The CCP knows change can be perilous. Much of the internal party argument over the years has been about the speed of reform. Going gangbusters could lead to resistance and chaos, but going too slow could result in stagnation and discontent. Some of the hardest things were achieved in the 1980s – such as de-collectivization of the rural economy, relaxation of price controls, rolling back state ownership, and allowing foreign investment and private ownership in special economic zones.
Party narratives for change
Every major party reform agenda – such as the “Three Represents” under Jiang Zemin (1989-2002) and “Scientific Outlook on Development” under Hu Jintao (2002-12) – contained socio-economic reforms that reshaped Marxism “with Chinese characteristics” as well as upskilling the party structure and system.
Thus, “Three Represents” opened party membership to people in private businesses as the private sector grew in China; and the “Scientific Outlook” incorporated science, sustainable development, and social equity into policies, as pollution levels rose and the divide between rich and poor widened.
Xi Jinping, who became China’s leader in 2012, faced two immediate challenges – corruption, and going the last mile in eliminating extreme poverty.
Cracking down on both “Tigers and Flies” was a national-scale anti-corruption campaign. While it rocked many vested interests, it resulted in some four million party and government officials being punished since 2012. The ongoing campaign requires strong support from the party rank-and-file. It is popular with the people and saved the party from loss of legitimacy. The CCP has become much more selective in recent years in accepting members.

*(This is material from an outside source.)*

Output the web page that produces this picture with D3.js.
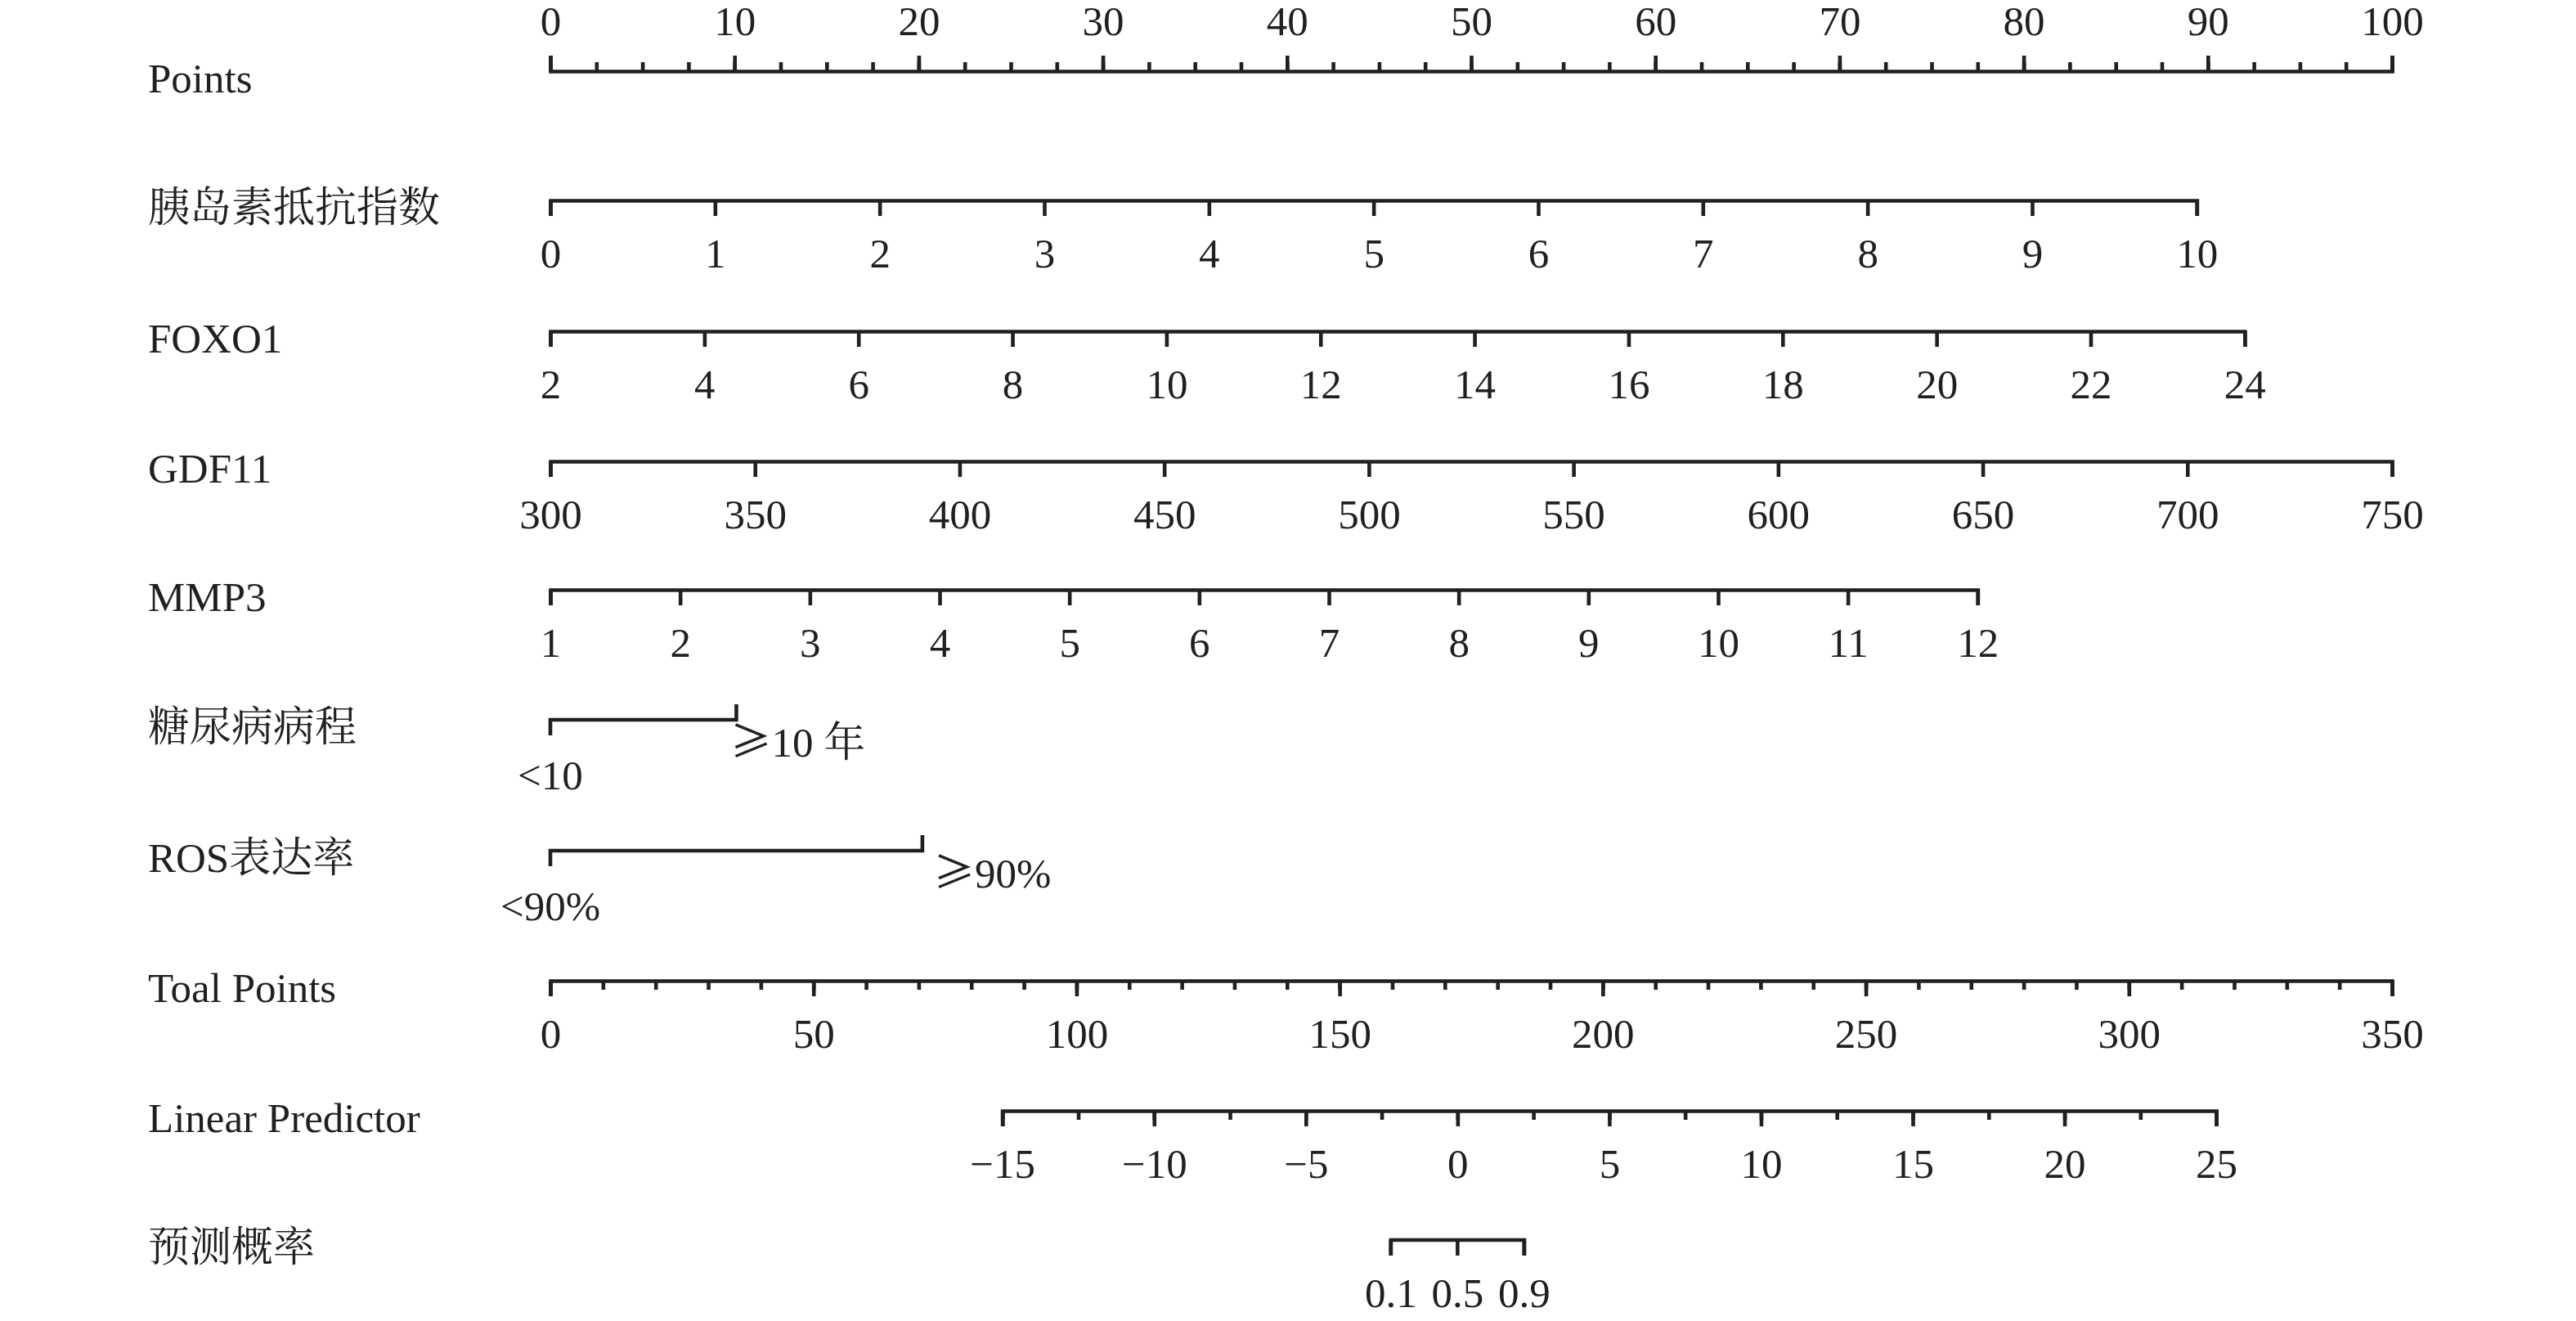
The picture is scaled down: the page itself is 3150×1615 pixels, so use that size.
<!DOCTYPE html>
<html><head><meta charset="utf-8">
<script src="https://cdn.jsdelivr.net/npm/d3@7"></script>
<style>
html,body{margin:0;padding:0;background:#fff;}
svg{display:block;}
</style></head>
<body>
<svg id="chart" width="3150" height="1615"></svg>
<script>
// ---------------- data ----------------
const rowLabels = ["Points","胰岛素抵抗指数","FOXO1","GDF11","MMP3","糖尿病病程","ROS表达率","Toal Points","Linear Predictor","预测概率"];

const pointsDomain = [0, 100];
const pointsTicks = [0,10,20,30,40,50,60,70,80,90,100];
const pointsMinor = [0,2.5,5,7.5,10,12.5,15,17.5,20,22.5,25,27.5,30,32.5,35,37.5,40,42.5,45,47.5,50,52.5,55,57.5,60,62.5,65,67.5,70,72.5,75,77.5,80,82.5,85,87.5,90,92.5,95,97.5,100];

const insulinRange = [0, 10];
const insulinPoints = [0, 89.4];
const insulinTicks = [0,1,2,3,4,5,6,7,8,9,10];

const foxo1Range = [2, 24];
const foxo1Points = [0, 92.0];
const foxo1Ticks = [2,4,6,8,10,12,14,16,18,20,22,24];

const gdf11Range = [300, 750];
const gdf11Points = [0, 100];
const gdf11Ticks = [300,350,400,450,500,550,600,650,700,750];

const mmp3Range = [1, 12];
const mmp3Points = [0, 77.5];
const mmp3Ticks = [1,2,3,4,5,6,7,8,9,10,11,12];

const durationLevels = ["<10", "≥10 年"];
const durationPoints = [0, 10.1];

const rosLevels = ["<90%", "≥90%"];
const rosPoints = [0, 20.2];

const totalDomain = [0, 350];
const totalTicks = [0,50,100,150,200,250,300,350];
const totalMinor = [0,10,20,30,40,50,60,70,80,90,100,110,120,130,140,150,160,170,180,190,200,210,220,230,240,250,260,270,280,290,300,310,320,330,340,350];

const lpDomain = [-15, 25];
const lpTotalPoints = [85.9, 316.6];
const lpTicks = [-15,-10,-5,0,5,10,15,20,25];
const lpMinor = [-15,-12.5,-10,-7.5,-5,-2.5,0,2.5,5,7.5,10,12.5,15,17.5,20,22.5,25];

const probTicks = [0.1, 0.5, 0.9];

// ---------------- layout ----------------
const INK = "#231f20";
const FONT = "'Liberation Serif','Times New Roman','Noto Serif CJK SC','Noto Sans CJK SC',serif";
const CJK = "'Noto Sans CJK SC','Noto Serif CJK SC',sans-serif";
const FS = 51;
const rowY = [87, 245, 405, 564, 721, 880, 1040, 1199, 1358, 1516];
const x0 = 673, x1 = 2925, labelX = 181;
const SW = 4.6, MAJOR = 19, MINOR = 11, LABOFF = 82;

const svg = d3.select("#chart");
svg.append("rect").attr("width",3150).attr("height",1615).attr("fill","#fff");

const pointsScale = d3.scaleLinear().domain(pointsDomain).range([x0, x1]);
const totalScale = d3.scaleLinear().domain(totalDomain).range([x0, x1]);
const lpScale = d3.scaleLinear().domain(lpDomain).range(lpTotalPoints.map(totalScale));

// row labels
svg.append("g").selectAll("text").data(rowLabels).join("text")
  .attr("x", labelX).attr("y", (d,i)=>rowY[i]+26)
  .attr("font-family", FONT).attr("font-size", FS).attr("fill", INK)
  .text(d=>d);

function styleAxis(g){
  g.attr("font-family", FONT).attr("font-size", FS).style("color", INK);
  g.selectAll("path,line").attr("stroke-width", SW).attr("stroke-linecap","butt").attr("stroke-linejoin","miter");
}

function numericAxis(y, scale, ticks, minor, top){
  const make = top ? d3.axisTop : d3.axisBottom;
  if (minor) {
    const gm = svg.append("g").attr("transform", `translate(0,${y})`)
      .call(make(scale).tickValues(minor).tickSize(MINOR).tickFormat(""));
    gm.select(".domain").remove();
    styleAxis(gm);
  }
  const g = svg.append("g").attr("transform", `translate(0,${y})`)
    .call(make(scale).tickValues(ticks).tickSizeInner(MAJOR).tickSizeOuter(MAJOR));
  styleAxis(g);
  g.selectAll(".tick text").attr("y", top ? -44 : LABOFF).attr("dy", null).attr("fill", INK);
  return g;
}

function varScale(range, pts){
  return d3.scaleLinear().domain(range).range(pts.map(pointsScale));
}

numericAxis(rowY[0], pointsScale, pointsTicks, pointsMinor, true);
numericAxis(rowY[1], varScale(insulinRange, insulinPoints), insulinTicks);
numericAxis(rowY[2], varScale(foxo1Range, foxo1Points), foxo1Ticks);
numericAxis(rowY[3], varScale(gdf11Range, gdf11Points), gdf11Ticks);
numericAxis(rowY[4], varScale(mmp3Range, mmp3Points), mmp3Ticks);

// label text where the "≥" sign is set in the CJK font (as in the reference)
function setLevelText(sel, s){
  if (s.startsWith("≥")) {
    sel.append("tspan").attr("font-family", CJK).text("≥");
    sel.append("tspan").text(s.slice(1));
  } else sel.text(s);
}

function catAxis(y, levels, pts, startOff){
  const xs = pts.map(pointsScale);
  svg.append("path")
    .attr("d", `M${xs[0]},${y+MAJOR} V${y} H${xs[1]} V${y-MAJOR}`)
    .attr("fill","none").attr("stroke", INK).attr("stroke-width", SW).attr("stroke-linejoin","miter");
  svg.append("text").attr("x", xs[0]).attr("y", y+85).attr("text-anchor","middle")
    .attr("font-family", FONT).attr("font-size", FS).attr("fill", INK).text(levels[0]);
  const t = svg.append("text").attr("x", xs[1]+startOff).attr("y", y+45).attr("text-anchor","start")
    .attr("font-family", FONT).attr("font-size", FS).attr("fill", INK);
  setLevelText(t, levels[1]);
}
catAxis(rowY[5], durationLevels, durationPoints, -8);
catAxis(rowY[6], rosLevels, rosPoints, 13);

numericAxis(rowY[7], totalScale, totalTicks, totalMinor);
numericAxis(rowY[8], lpScale, lpTicks, lpMinor);

// probability axis: each probability is placed at its logit on the linear predictor scale
const logit = p => Math.log(p/(1-p));
const pg = svg.append("g");
const py = rowY[9];
const pxs = probTicks.map(p => lpScale(logit(p)));
pg.append("path").attr("d", `M${pxs[0]},${py+MAJOR} V${py} H${pxs[pxs.length-1]} V${py+MAJOR}`)
  .attr("fill","none").attr("stroke", INK).attr("stroke-width", SW);
pg.selectAll("line").data(probTicks).join("line")
  .attr("x1", p=>lpScale(logit(p))).attr("x2", p=>lpScale(logit(p)))
  .attr("y1", py).attr("y2", py+MAJOR).attr("stroke", INK).attr("stroke-width", SW);
pg.selectAll("text").data(probTicks).join("text")
  .attr("x", p=>lpScale(logit(p))).attr("y", py+LABOFF).attr("text-anchor","middle")
  .attr("font-family", FONT).attr("font-size", FS).attr("fill", INK)
  .text(d=>d);
</script>
</body></html>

As for poverty elimination, the problem was how to deal with the hardest cases of people in faraway areas with no means to partake in markets, and rural people with long-term illnesses and special needs. Leaders didn’t rely on desktop ideas – they sent 775,000 officials in 2016 to identify and implement location-specific solutions.
The CCP was able to announce in 2020 that between 1980-2020, China successfully lifted a staggering 800 million people out of poverty. The next stage is for more people to share in a higher level of prosperity and well-being. Zhejiang province is the designated site to test policies to achieve “Common Prosperity” in a fair society.
Starting in Deng Xiaoping’s time, China invested heavily in education, especially in science and technology. The CCP learnt about management systems. Party schools flourished. Party and government officials work closely with universities, think tanks and experts. China participates internationally in many forms of joint research, including with United Nations agencies.
Future-forward 2050-60 goals
In 2017, Xi announced that China would realise “socialist modernisation” by 2035, and China would be a modern socialist country by 2050. Last year he also pledged that China would achieve carbon neutrality by 2060. Taken together, the party intends China to develop an “Ecological Civilisation” – a concept based on environmental sustainability, embedded in the party constitution in 2012 and the national constitution in 2018. These tight timelines and high ambitions require China to take a revolutionary leap in transformation. Change will have to be accelerated from five-year plan to five-year plan.
Meanwhile, the external environment has become less favourable. Western powers saw China positively through the lens of globalisation of production and investment. However, they now see China’s rise as a threat to their dominance in world affairs. In playing defence, the CCP is strengthening its national security, as well as speeding up the development of its domestic economy. It has also put forward the idea a “Community of Shared Interest” to emphasise its desire to share prosperity with other countries.
It would be too simplistic to describe the CCP as monolithic and authoritarian, or demonise it as oppressive. Labels limit understanding. The CCP is a strong mobiliser, not for elections like many parties in the West, but in operating “big government” to achieve long-term goals. It has the capability and capacity to learn, adapt and reform. It can be justifiably proud of its many achievements for China. The test going forward is not to become arrogant and excuse its own shortcomings.